A year ago a signal from Fed Chairman Ben Bernanke that a second bout of quantitative easing, dubbed QE2, was in the pipeline triggered a rally that saw the S&P 500 rise about 30 percent from August to May, although some analysts are doubtful that any "QE3" program would have a similar effect and the central bank itself appears more reluctant.
"This is likely to bring further calls for quantitative easing, despite the Fed's apparent aversion," said CMC Markets market strategist Michael McCarthy in a research note.
EURO WOE
In currency markets, the euro hit its lowest level in three weeks against the dollar while currencies affected by expected demand for commodities, such as the Australian dollar, also came under pressure.
A court ruling in Germany on Wednesday may limit the ability of the euro zone's biggest economy to finance rescues of crisis-hit countries such as Greece.
"Concerns about high debt in Europe has resurfaced, and those poor payrolls results certainly got people worried about the U.S. economy and the global economy as well," said Joseph Capurso, strategist at Commonwealth Bank in Sydney.
The euro eased to $1.4138, reaching lows not seen since August 11. It was later trading around $1.4165, down from $1.4198 late in New York on Friday. This helped drive the dollar index .DXY back to one-month highs.
The yen firmed slightly to around 76.76 per dollar.

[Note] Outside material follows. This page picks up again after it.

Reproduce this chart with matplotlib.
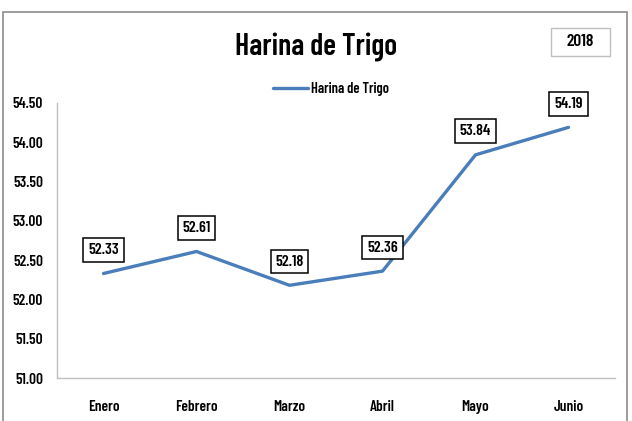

Japanese government bond September 10-year futures rose 0.46 point to 142.72, while the benchmark 10-year yield fell 4 basis points to 1.020 percent.
Gold held most of its gains, inching down around 0.4 percent to about $1,876 an ounce after jumping more than 3 percent on Friday.
Oil eased on concerns that a "double dip" recession would slow demand, with Brent crude falling 0.8 percent to $111.49 a barrel while U.S. crude eased around 0.9 percent to $85.65 a barrel.